A guilty pleasure moment for me during the episode was when franken-Kyle bludgeons his mom to death. The sounds, the blood spatter, and then the image we get when Zoe discovers her body was just perfectly gorey. Viewers beware!
Aside from specifics instances that push the button, I was most surprised by this episode's seemingly rapid killing off of characters. Then again, in a world of witchcraft we never know who's gone for good. Still, Fiona - who walks such a fine line between pure, unfeeling evil and tragic emotion and defeat - has shown us more of her true colors: red and black. I love the color motif this anthology always plays upon, and in this episode it was really beautifully played out by Fiona in red and Madison in white.
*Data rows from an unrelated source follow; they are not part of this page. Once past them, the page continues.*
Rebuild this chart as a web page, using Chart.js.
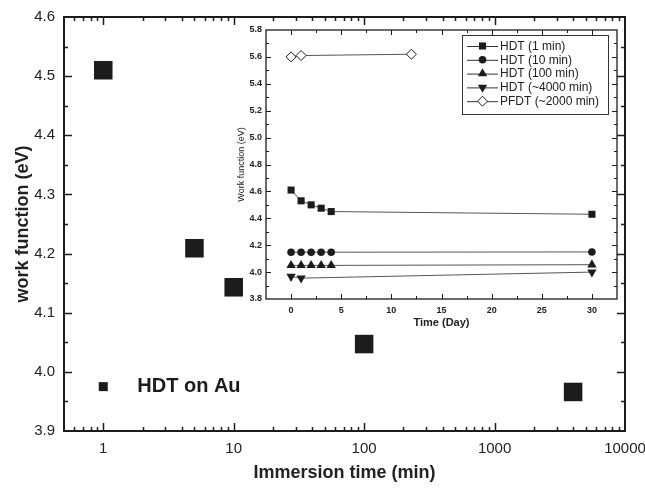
<!DOCTYPE html>
<html>
<head>
<meta charset="utf-8">
<script src="https://cdn.jsdelivr.net/npm/chart.js@4.4.0/dist/chart.umd.min.js"></script>
<style>
html, body { margin: 0; padding: 0; background: #fff; }
#wrap { position: relative; width: 645px; height: 489px; }
#mainChart { position: absolute; left: 0; top: 0; }
#insetChart { position: absolute; left: 228px; top: 22px; }
</style>
</head>
<body>
<div id="wrap">
  <canvas id="mainChart" width="645" height="489"></canvas>
  <canvas id="insetChart" width="395" height="310"></canvas>
</div>
<script>
// main plot: work function vs immersion time
const immersionTimes = [1, 5, 10, 100, 4000];
const workFunction = [4.51, 4.209, 4.143, 4.047, 3.966];
const mainXMajor = [1, 10, 100, 1000, 10000];
const mainYMajor = [3.9, 4.0, 4.1, 4.2, 4.3, 4.4, 4.5, 4.6];
const mainLabel = 'HDT on Au';

// inset: work function vs time (day)
const insetLabels = ['HDT (1 min)', 'HDT (10 min)', 'HDT (100 min)', 'HDT (~4000 min)', 'PFDT (~2000 min)'];
const hdt1Days = [0, 1, 2, 3, 4, 30];
const hdt1Wf = [4.61, 4.53, 4.50, 4.475, 4.45, 4.43];
const hdt10Days = [0, 1, 2, 3, 4, 30];
const hdt10Wf = [4.148, 4.148, 4.148, 4.148, 4.148, 4.15];
const hdt100Days = [0, 1, 2, 3, 4, 30];
const hdt100Wf = [4.05, 4.05, 4.05, 4.05, 4.05, 4.055];
const hdt4000Days = [0, 1, 30];
const hdt4000Wf = [3.967, 3.955, 4.0];
const pfdtDays = [0, 1, 12];
const pfdtWf = [5.60, 5.61, 5.62];
const insetXMajor = [0, 5, 10, 15, 20, 25, 30];
const insetYMajor = [3.8, 4.0, 4.2, 4.4, 4.6, 4.8, 5.0, 5.2, 5.4, 5.6, 5.8];

// minor tick positions
const mainXMinor = [];
[0.1, 1, 10, 100, 1000].forEach(d => {
    for (let k = 2; k <= 9; k++) {
        const v = d * k;
        if (v >= 0.5 && v <= 10000) mainXMinor.push(v);
    }
});
const mainYMinor = mainYMajor.slice(0, -1).map(v => v + 0.05);
const insetXMinor = [-2.5, 2.5, 7.5, 12.5, 17.5, 22.5, 27.5, 32.5];
const insetYMinor = insetYMajor.slice(0, -1).map(v => v + 0.1);

const ink = '#1c1c1c';
const lineGray = '#555';
const font = '"Liberation Sans", Arial, sans-serif';

function toPoints(xs, ys) {
    return xs.map((x, i) => ({ x: x, y: ys[i] }));
}

// draws the box and inward ticks on all four sides
const frameTicks = {
    id: 'frameTicks',
    beforeDatasetsDraw(chart, args, opts) {
        const { ctx, chartArea: a } = chart;
        ctx.save();
        ctx.fillStyle = '#fff';
        ctx.fillRect(a.left, a.top, a.right - a.left, a.bottom - a.top);
        ctx.restore();
    },
    afterDatasetsDraw(chart, args, opts) {
        const { ctx, chartArea: a, scales } = chart;
        const x = scales.x, y = scales.y;
        ctx.save();
        ctx.strokeStyle = ink;
        ctx.lineWidth = opts.lineWidth;
        ctx.strokeRect(a.left, a.top, a.right - a.left, a.bottom - a.top);
        ctx.lineWidth = opts.tickWidth;
        ctx.beginPath();
        const xTicks = (vals, len) => vals.forEach(v => {
            const px = Math.round(x.getPixelForValue(v)) + 0.5;
            if (px < a.left + 1 || px > a.right - 1) return;
            ctx.moveTo(px, a.bottom); ctx.lineTo(px, a.bottom - len);
            ctx.moveTo(px, a.top); ctx.lineTo(px, a.top + len);
        });
        const yTicks = (vals, len) => vals.forEach(v => {
            const py = Math.round(y.getPixelForValue(v)) + 0.5;
            if (py < a.top + 1 || py > a.bottom - 1) return;
            ctx.moveTo(a.left, py); ctx.lineTo(a.left + len, py);
            ctx.moveTo(a.right, py); ctx.lineTo(a.right - len, py);
        });
        xTicks(opts.xMajor, opts.major);
        xTicks(opts.xMinor, opts.minor);
        yTicks(opts.yMajor, opts.major);
        yTicks(opts.yMinor, opts.minor);
        ctx.stroke();
        ctx.restore();
    }
};

function fixBox(w, h) {
    return axis => {
        if (w !== null) axis.width = w;
        if (h !== null) axis.height = h;
        axis.paddingLeft = 0; axis.paddingRight = 0;
        axis.paddingTop = 0; axis.paddingBottom = 0;
    };
}

// label "■ HDT on Au" inside the main plot
const mainTag = {
    id: 'mainTag',
    afterDatasetsDraw(chart) {
        const { ctx, scales: { x, y } } = chart;
        const px = x.getPixelForValue(1);
        const py = y.getPixelForValue(3.975);
        ctx.save();
        ctx.fillStyle = ink;
        ctx.fillRect(px - 4.5, py - 4.5, 9, 9);
        ctx.font = 'bold 20px ' + font;
        ctx.textBaseline = 'middle';
        ctx.fillText(mainLabel, px + 34, py);
        ctx.restore();
    }
};

const mainChart = new Chart(document.getElementById('mainChart'), {
    type: 'scatter',
    data: {
        datasets: [{
            data: toPoints(immersionTimes, workFunction),
            pointStyle: 'rect',
            pointRadius: 13.1,
            pointHoverRadius: 13.1,
            backgroundColor: ink,
            borderColor: ink,
            borderWidth: 0
        }]
    },
    options: {
        responsive: false,
        animation: false,
        layout: { padding: { top: 17, right: 20, left: 0, bottom: 0 } },
        plugins: {
            legend: { display: false },
            tooltip: { enabled: false },
            frameTicks: {
                xMajor: mainXMajor, xMinor: mainXMinor,
                yMajor: mainYMajor, yMinor: mainYMinor,
                major: 8, minor: 4, lineWidth: 2, tickWidth: 1.5
            }
        },
        scales: {
            x: {
                type: 'logarithmic',
                min: 0.5,
                max: 10000,
                grid: { display: false, drawTicks: false },
                border: { display: false },
                afterBuildTicks: axis => { axis.ticks = mainXMajor.map(v => ({ value: v })); },
                afterFit: fixBox(null, 58),
                ticks: {
                    padding: 9,
                    maxRotation: 0,
                    autoSkip: false,
                    color: '#222',
                    font: { family: font, size: 15 },
                    callback: v => String(v)
                },
                title: {
                    display: true,
                    text: 'Immersion time (min)',
                    color: '#222',
                    padding: { top: 0, bottom: 5 },
                    font: { family: font, size: 18, weight: 'bold' }
                }
            },
            y: {
                min: 3.9,
                max: 4.6,
                grid: { display: false, drawTicks: false },
                border: { display: false },
                afterBuildTicks: axis => { axis.ticks = mainYMajor.map(v => ({ value: v })); },
                afterFit: fixBox(64, null),
                ticks: {
                    padding: 9,
                    color: '#222',
                    font: { family: font, size: 15 },
                    callback: v => Number(v).toFixed(1)
                },
                title: {
                    display: true,
                    text: 'work function (eV)',
                    color: '#222',
                    padding: { top: 12, bottom: 0 },
                    font: { family: font, size: 18, weight: 'bold' }
                }
            }
        }
    },
    plugins: [frameTicks, mainTag]
});

// marker shapes for the inset legend
function drawMarker(ctx, ds, cx, cy) {
    const r = ds.pointRadius;
    ctx.save();
    ctx.fillStyle = ds.pointBackgroundColor;
    ctx.strokeStyle = ds.pointBorderColor;
    ctx.lineWidth = ds.pointBorderWidth;
    ctx.translate(cx, cy);
    ctx.rotate((ds.pointRotation || 0) * Math.PI / 180);
    ctx.beginPath();
    if (ds.pointStyle === 'rect') {
        const s = r * Math.SQRT1_2;
        ctx.rect(-s, -s, 2 * s, 2 * s);
    } else if (ds.pointStyle === 'circle') {
        ctx.arc(0, 0, r, 0, Math.PI * 2);
    } else if (ds.pointStyle === 'triangle') {
        ctx.moveTo(0, -r);
        ctx.lineTo(r * Math.sin(Math.PI * 2 / 3), r * 0.5);
        ctx.lineTo(-r * Math.sin(Math.PI * 2 / 3), r * 0.5);
        ctx.closePath();
    } else if (ds.pointStyle === 'rectRot') {
        ctx.moveTo(0, -r); ctx.lineTo(r, 0); ctx.lineTo(0, r); ctx.lineTo(-r, 0);
        ctx.closePath();
    }
    ctx.fill();
    if (ds.pointBorderWidth) ctx.stroke();
    ctx.restore();
}

const insetLegend = {
    id: 'insetLegend',
    afterDraw(chart) {
        const { ctx, chartArea: a } = chart;
        const boxRight = a.right - 9;
        const boxLeft = boxRight - 146;
        const boxTop = a.top + 5;
        const rowH = 13.8;
        const boxH = rowH * insetLabels.length + 10;
        ctx.save();
        ctx.fillStyle = '#fff';
        ctx.fillRect(boxLeft, boxTop, boxRight - boxLeft, boxH);
        ctx.strokeStyle = '#333';
        ctx.lineWidth = 1;
        ctx.strokeRect(boxLeft + 0.5, boxTop + 0.5, boxRight - boxLeft, boxH);
        ctx.font = '12px ' + font;
        ctx.textBaseline = 'middle';
        chart.data.datasets.forEach((ds, i) => {
            const cy = boxTop + 11 + i * rowH;
            const lx = boxLeft + 5;
            ctx.strokeStyle = '#333';
            ctx.beginPath();
            ctx.moveTo(lx, cy + 0.5); ctx.lineTo(lx + 31, cy + 0.5);
            ctx.stroke();
            drawMarker(ctx, ds, lx + 15.5, cy);
            ctx.fillStyle = '#222';
            ctx.fillText(insetLabels[i], lx + 33, cy + 0.5);
        });
        ctx.restore();
    }
};

function insetSeries(label, xs, ys, style, r, rotation, fill) {
    return {
        label: label,
        data: toPoints(xs, ys),
        showLine: true,
        borderColor: lineGray,
        borderWidth: 1,
        pointStyle: style,
        pointRadius: r,
        pointHoverRadius: r,
        pointRotation: rotation,
        pointBackgroundColor: fill,
        pointBorderColor: ink,
        pointBorderWidth: fill === ink ? 0 : 1
    };
}

const insetChart = new Chart(document.getElementById('insetChart'), {
    type: 'scatter',
    data: {
        datasets: [
            insetSeries(insetLabels[0], hdt1Days, hdt1Wf, 'rect', 5, 0, ink),
            insetSeries(insetLabels[1], hdt10Days, hdt10Wf, 'circle', 3.8, 0, ink),
            insetSeries(insetLabels[2], hdt100Days, hdt100Wf, 'triangle', 5.4, 0, ink),
            insetSeries(insetLabels[3], hdt4000Days, hdt4000Wf, 'triangle', 5.4, 180, ink),
            insetSeries(insetLabels[4], pfdtDays, pfdtWf, 'rectRot', 5, 0, '#fff')
        ]
    },
    options: {
        responsive: false,
        animation: false,
        layout: { padding: { top: 8, right: 6, left: 0, bottom: 0 } },
        plugins: {
            legend: { display: false },
            tooltip: { enabled: false },
            frameTicks: {
                xMajor: insetXMajor, xMinor: insetXMinor,
                yMajor: insetYMajor, yMinor: insetYMinor,
                major: 5, minor: 3, lineWidth: 1.3, tickWidth: 1
            }
        },
        scales: {
            x: {
                type: 'linear',
                min: -2.5,
                max: 32.5,
                grid: { display: false, drawTicks: false },
                border: { display: false },
                afterBuildTicks: axis => { axis.ticks = insetXMajor.map(v => ({ value: v })); },
                afterFit: fixBox(null, 33),
                ticks: {
                    padding: 6,
                    maxRotation: 0,
                    autoSkip: false,
                    color: '#222',
                    font: { family: font, size: 9, weight: 'bold' }
                },
                title: {
                    display: true,
                    text: 'Time (Day)',
                    color: '#222',
                    padding: { top: 0, bottom: 2 },
                    font: { family: font, size: 11, weight: 'bold' }
                }
            },
            y: {
                min: 3.8,
                max: 5.8,
                grid: { display: false, drawTicks: false },
                border: { display: false },
                afterBuildTicks: axis => { axis.ticks = insetYMajor.map(v => ({ value: v })); },
                afterFit: fixBox(38, null),
                ticks: {
                    padding: 4,
                    color: '#222',
                    font: { family: font, size: 9, weight: 'bold' },
                    callback: v => Number(v).toFixed(1)
                },
                title: {
                    display: true,
                    text: 'Work function (eV)',
                    color: '#222',
                    padding: { top: 8, bottom: 0 },
                    font: { family: font, size: 9 }
                }
            }
        }
    },
    plugins: [frameTicks, insetLegend]
});
</script>
</body>
</html>
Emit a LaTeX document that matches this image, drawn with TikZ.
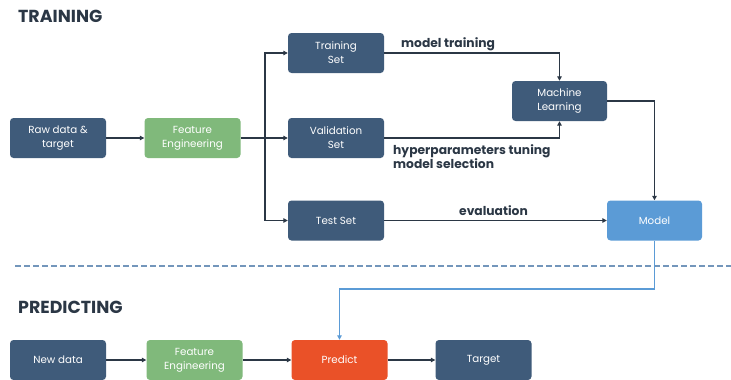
\documentclass[tikz,border=0pt]{standalone}
\usepackage{fontspec}
\setmainfont{Poppins}
\usetikzlibrary{arrows.meta}
\definecolor{dblue}{HTML}{3F5B7A}
\definecolor{fgreen}{HTML}{80B97B}
\definecolor{lblue}{HTML}{5B9BD6}
\definecolor{orng}{HTML}{EA5128}
\definecolor{ink}{HTML}{2B3745}
\definecolor{sepcol}{HTML}{7396BB}
\begin{document}
\begin{tikzpicture}[x=1pt,y=-1pt,
  box/.style={rounded corners=3.5pt, minimum width=96pt, minimum height=40pt, inner sep=1pt,
    text=white, align=center, font=\fontsize{10.3}{14}\selectfont},
  darkbox/.style={box, fill=dblue},
  greenbox/.style={box, fill=fgreen},
  conn/.style={draw=ink, line width=1.4pt, -{Triangle[length=4.5pt,width=4.5pt]}},
  bconn/.style={draw=lblue, line width=1.1pt, -{Triangle[length=4.5pt,width=4.5pt]}},
  lbl/.style={text=ink, font=\fontsize{12.3}{14.5}\selectfont\bfseries, inner sep=0pt, align=left},
  title/.style={text=ink, font=\fontsize{17.4}{20}\selectfont\bfseries, inner sep=0pt, anchor=base west}]
\useasboundingbox (0,0) rectangle (731,380);
% titles
\node[title] (t1) at (18,23) {TRAINING};
\node[title] (t2) at (18,313) {PREDICTING};
% training nodes
\node[darkbox] (raw) at (58,138) {Raw data \&\\target};
\node[greenbox] (fe) at (192.5,138) {Feature\\Engineering};
\node[darkbox] (train) at (336,53) {Training\\Set};
\node[darkbox] (val) at (336,138) {Validation\\Set};
\node[darkbox] (test) at (336,220.5) {Test Set};
\node[darkbox, minimum width=95pt] (ml) at (559.5,101) {Machine\\Learning};
\node[box, fill=lblue, minimum width=95pt] (model) at (654.5,220.5) {Model};
% predicting nodes
\node[darkbox] (new) at (58,360) {New data};
\node[greenbox] (fe2) at (194.5,360) {Feature\\Engineering};
\node[box, fill=orng] (pred) at (339.5,360) {Predict};
\node[darkbox] (tgt) at (483.5,360) {Target};
% separator
\coordinate (d1) at (15,266);
\coordinate (d2) at (731,266);
\draw[sepcol, line width=1.6pt, dash pattern=on 6pt off 3pt] (d1) -- (d2);
% training connectors
\coordinate (split) at (265,138);
\draw[conn] (raw) -- (fe);
\draw[conn] (fe) -- (val);
\draw[conn] (split) |- (train.west);
\draw[conn] (split) |- (test.west);
\draw[conn] (train.east) -| (ml.north);
\draw[conn] (val.east) -| (ml.south);
\draw[conn] (ml.east) -| (model.north);
\draw[conn] (test) -- (model);
% labels
\node[lbl, anchor=base west] (l1) at (401,47) {model training};
\node[lbl, anchor=base west] (l2) at (393,168.5) {hyperparameters tuning\\model selection};
\node[lbl, anchor=base] (l3) at (493.5,215) {evaluation};
% model to predict
\coordinate (bend) at (654.5,289);
\draw[bconn] (model.south) -- (bend) -| (pred.north);
% predicting connectors
\draw[conn] (new) -- (fe2);
\draw[conn] (fe2) -- (pred);
\draw[conn] (pred) -- (tgt);
\end{tikzpicture}
\end{document}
Like I said in last week's entry, this show pays a lot of attention to art form, imagery, and style. I think this episode's crowning moment was the imagined fertility ritual, filled with dancing, African-Carribean music, and images of fire, animals, and blood.
Final critique: Deaths and conflict are increasing rather rapidly as we enter the third season's third episode. I like that we hear Fiona's inner dialogue and see it contrasted with her outer actions. The scares still aren't there, at least not in the ways we expect them to be, but there is something very dark about this season. What trouble lies in store with Marie Laveau and her minotaur, or with Joan Ramsey and her Bible? So far it's clear that nobody is getting what they want, be it love (romantic, familial, maternal), power, acceptance, youth, or freedom. If the powerful and magically inclined aren't even powerful enough to get what they want and be happy, what does that say about the rest of us?